Just under 2 years since my very first post and we’re on our way.

I can’t believe I’m writing this, thinking this. But as of this afternoon, we have a long road ahead of us and we’re seeing green lights all the way.

It’s been a whirlwind of a weekend, and I’m not even talking about my birthday festivities. On Friday Sean got the notice from the Medical Council of New Zealand that we’d been waiting for! It said that he is qualified to practice in New Zealand…pending an interview. Yay, right? Almost. We kept reading. The way it was worded, this interview and namely the possible ramifications of the interview (a 3-6 month training period during which Sean would be observed by other doctors at a big, academic city hospital), threw everything into question. When would this interview take place? Would he have to go down ahead of me and the kids. (The thought of me flying the kids down to New Zealan–solo–sends me into cold sweats.) Would they determine that he is qualified to practice at the more remote hospital where he has a job? Would he have to practice at a tertiary hospital? We kind of panicked. He doesn’t have a job in one of these bigger cities! Do we still move down there and scramble to find a job at a tertiary hospital? Will the Gisborne job still be waiting when the training period is over? There was now more uncertainty than ever.

Our thoughts and fears were all over the map about what was happening, or rather, not happening. What if we can’t find renters? What if we can’t find employment for Sean? It might be kind of fun to find ourselves in Wellington or Auckland for 3-6 months, but how will that brief stint go over with our kids, who surely need to have some kind of stability. Would Sean be considered the equivalent to a resident? Would he have to go back down to a resident’s salary? Could we afford all this if that is the case? GAAHHH. There was mild freaking-out happening.
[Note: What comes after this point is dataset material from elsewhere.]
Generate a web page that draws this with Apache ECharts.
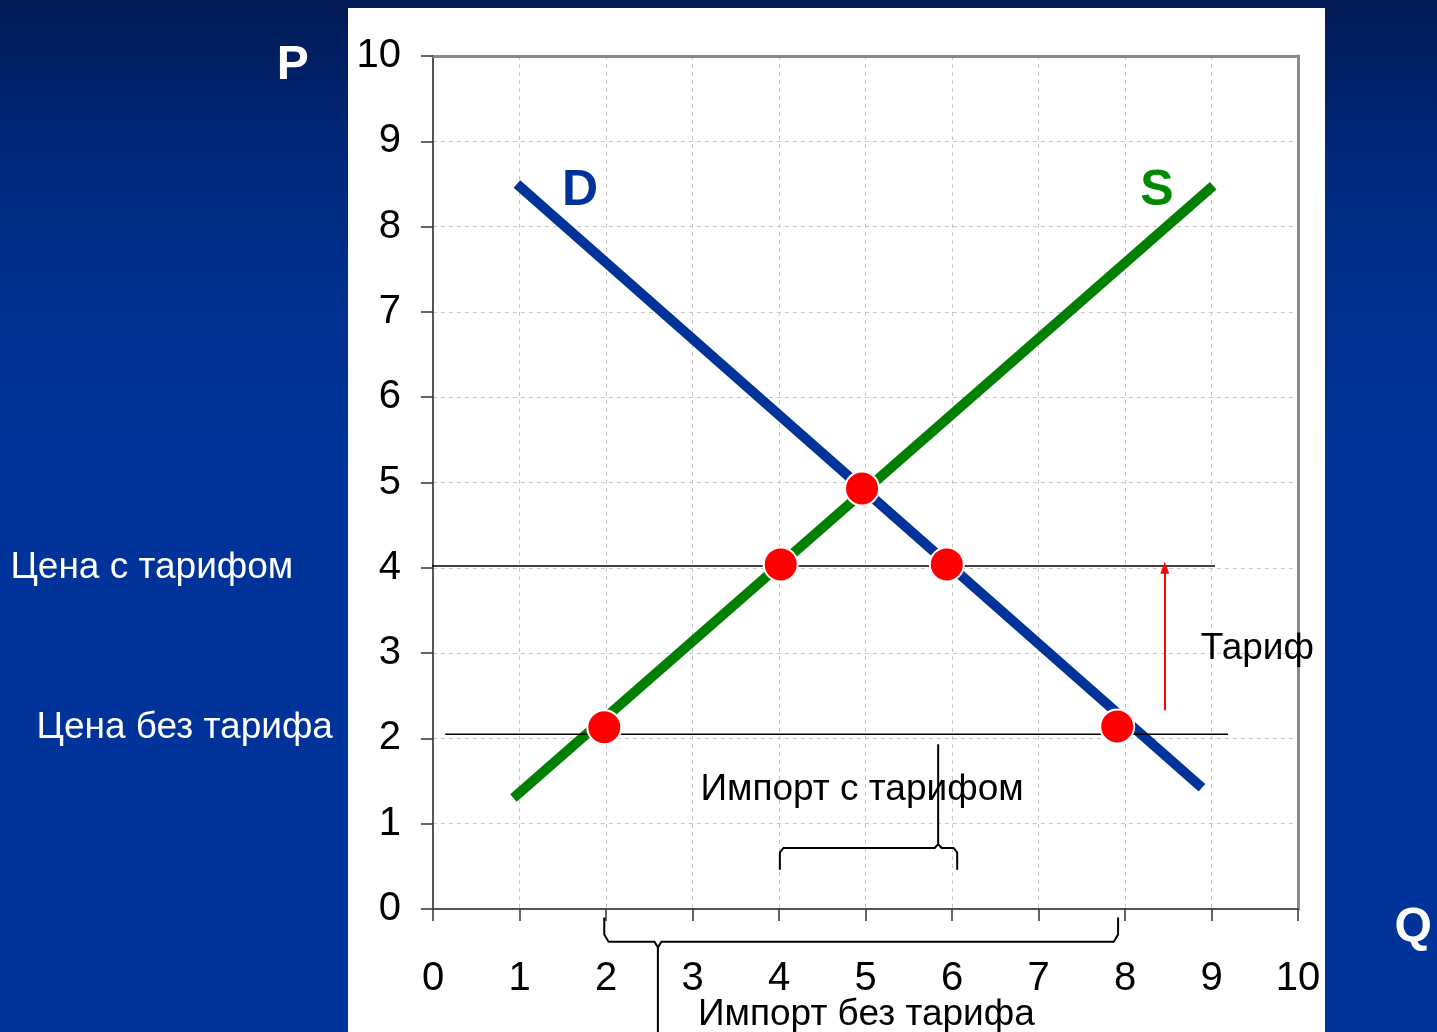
<!DOCTYPE html>
<html><head><meta charset="utf-8">
<script src="https://cdn.jsdelivr.net/npm/echarts@6/dist/echarts.min.js"></script>
<style>
html,body{margin:0;padding:0;width:1437px;height:1032px;overflow:hidden;
background:linear-gradient(to bottom,#001a55 0%,#00287a 15%,#003190 30%,#003399 45%,#003399 100%);}
#panel{position:absolute;left:348px;top:8px;width:977px;height:1030px;background:#fff;}
#chart{position:absolute;left:0;top:0;width:1437px;height:1032px;}
</style></head>
<body><div id="panel"></div><div id="chart"></div>
<script>
// Demand and supply line endpoints [Q, P]
const demand = [[0.97, 8.50], [8.89, 1.42]];
const supply = [[0.93, 1.30], [9.02, 8.48]];
// Price lines
const priceWithTariff = [[-0.15, 4.02], [9.04, 4.02]];
const priceNoTariff = [[0.14, 2.05], [9.19, 2.05]];
// Key points
const keyPoints = [[1.98, 2.13], [4.02, 4.04], [4.96, 4.93], [5.94, 4.04], [7.91, 2.14]];
// Tariff arrow
const tariffArrow = [[8.46, 2.33], [8.46, 4.0]];
// Braces
const braceWithTariff = [[4.01, 0.46], [4.01, 0.66], [4.05, 0.715], [5.80, 0.715], [5.84, 0.76], [5.84, 1.93], [5.84, 0.76], [5.88, 0.715], [6.02, 0.715], [6.06, 0.66], [6.06, 0.46]];
const braceNoTariff = [[1.98, -0.10], [1.98, -0.30], [2.03, -0.385], [2.56, -0.385], [2.60, -0.45], [2.60, -1.50], [2.60, -0.45], [2.64, -0.385], [7.87, -0.385], [7.92, -0.30], [7.92, -0.10]];
// Tick labels
const ticks = ['0','1','2','3','4','5','6','7','8','9','10'];
// Text annotations [Q, P, text]
const innerTexts = [[4.96, 1.40, 'Импорт с тарифом'], [5.01, -1.24, 'Импорт без тарифа'], [9.53, 3.05, 'Тариф']];
const sideTexts = [[-3.25, 4.00, 'Цена с тарифом'], [-2.87, 2.12, 'Цена без тарифа']];
const axisLetters = [[-1.62, 9.88, 'P'], [11.33, -0.22, 'Q']];
const curveLetters = [[1.70, 8.41, 'D', '#003399'], [8.37, 8.41, 'S', '#008a00']];

const chart = echarts.init(document.getElementById('chart'), null, {renderer: 'canvas'});
const FONT = 'Liberation Sans, Arial, sans-serif';
function textSeries(arr, style) {
  return {
    type: 'scatter', clip: false, silent: true, symbolSize: 1, z: 6,
    itemStyle: {color: 'rgba(0,0,0,0)', opacity: 1},
    data: arr.map(d => ({value: [d[0], d[1]], name: d[2], label: d[3] ? {color: d[3]} : undefined})),
    label: Object.assign({show: true, position: 'inside', formatter: p => p.name, fontFamily: FONT}, style)
  };
}
const baseAxis = {
  type: 'value', min: 0, max: 10, interval: 1,
  axisLine: {show: true, lineStyle: {color: '#555', width: 2}},
  axisTick: {show: true, length: 12, lineStyle: {color: '#333', width: 1.5}},
  splitLine: {show: true, lineStyle: {color: '#c8c8c8', type: [4, 4], width: 1}}
};
const borderAxis = {
  type: 'value', min: 0, max: 10, interval: 1,
  axisLine: {show: true, onZero: false, lineStyle: {color: '#8a8a8a', width: 3}},
  axisTick: {show: false}, axisLabel: {show: false}, splitLine: {show: false}
};
chart.setOption({
  backgroundColor: 'transparent',
  animation: false,
  grid: {left: 433, right: 139, top: 56, bottom: 123},
  xAxis: [
    Object.assign({}, baseAxis, {axisLabel: {margin: 50, color: '#000', fontSize: 40, fontFamily: FONT, formatter: v => ticks[Math.round(v)]}}),
    Object.assign({}, borderAxis, {position: 'top'})
  ],
  yAxis: [
    Object.assign({}, baseAxis, {axisLabel: {margin: 32, color: '#000', fontSize: 40, fontFamily: FONT, formatter: v => ticks[Math.round(v)]}}),
    Object.assign({}, borderAxis, {position: 'right'})
  ],
  series: [
    {type: 'line', data: demand, symbol: 'none', clip: false, z: 2, lineStyle: {color: '#003399', width: 10, cap: 'butt'}},
    {type: 'line', data: supply, symbol: 'none', clip: false, z: 2, lineStyle: {color: '#008000', width: 10, cap: 'butt'}},
    {type: 'line', data: priceWithTariff, symbol: 'none', clip: false, z: 3, lineStyle: {color: '#000', width: 1.5}},
    {type: 'line', data: priceNoTariff, symbol: 'none', clip: false, z: 3, lineStyle: {color: '#000', width: 1.5}},
    {type: 'line', data: braceWithTariff, symbol: 'none', clip: false, z: 3, lineStyle: {color: '#000', width: 2}},
    {type: 'line', data: braceNoTariff, symbol: 'none', clip: false, z: 3, lineStyle: {color: '#000', width: 2}},
    {type: 'line', data: [], symbol: 'none', z: 3,
      markLine: {silent: true, symbol: ['none', 'triangle'], symbolSize: [9, 12], label: {show: false},
        lineStyle: {color: '#ff0000', width: 2, type: 'solid'},
        data: [[{coord: tariffArrow[0]}, {coord: tariffArrow[1]}]]}},
    {type: 'scatter', data: keyPoints, symbol: 'circle', symbolSize: 34, z: 5, clip: false,
      itemStyle: {color: '#ff0000', borderColor: '#fff', borderWidth: 2, opacity: 1}},
    textSeries(innerTexts, {fontSize: 37, color: '#000'}),
    textSeries(sideTexts, {fontSize: 37, color: '#fff'}),
    textSeries(axisLetters, {fontSize: 48, color: '#fff', fontWeight: 'bold'}),
    textSeries(curveLetters, {fontSize: 50, fontWeight: 'bold'})
  ]
});
</script></body></html>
However, on Sunday, literally in a matter of minutes, we got a call from the realtor letting us know that we had tenants to start on Sept 1 (another huge source of anxiety for us) AND we heard from Sean’s recruiter (who’d been unreachable all weekend and was getting back to us Monday morning NZ time) who translated the Council’s language for us. Basically, he told us that the job in Gisborne and the start date was NOT in question. That would all go as planned. And Sean doesn’t have to go down early for an interview. He can do the interview after we get there and before he starts work on the first of October. What the council was getting at, is that in order to have the equivalent to the board certification he has here, he may have to do some training at a tertiary hospital over time during our two years there.

What relief!  When I heard from these two people, the recruiter and the realtor, it was an overwhelming 5 minutes. However, we were still waiting for the medical assessor to approve Sean’s medical section of his visa application. And given his complicated medical history, there was a small chance that they might decline him (although he’s perfectly healthy now) and all of this would’ve been for nothing.

And then this came into Sean’s in box earlier today:

“Good news. The medical has been cleared. I’ll issue the visas and send them out by FedEx tomorrow.”

Now it is real. It is going to happen. Clearly the anxiety and tension about all this uncertainty had wound itself into a tight knot, so that when it began to unwind, I couldn’t hold in the tears of relief. Auric looked up at me from his trains where we’d been playing before I saw this email come in and said, “Don’t cry, Mommy. It’s okay.” We’ve been living with so much doubt and uncertainty, waiting and seeing, crossing fingers and holding our breath, that I almost can’t believe that we are staring at a road ahead of us with solid green lights all the way.

So there it is. We can make travel arrangements. We can arrange for a house in Gisborne. We can arrange for school and preschool for the kids.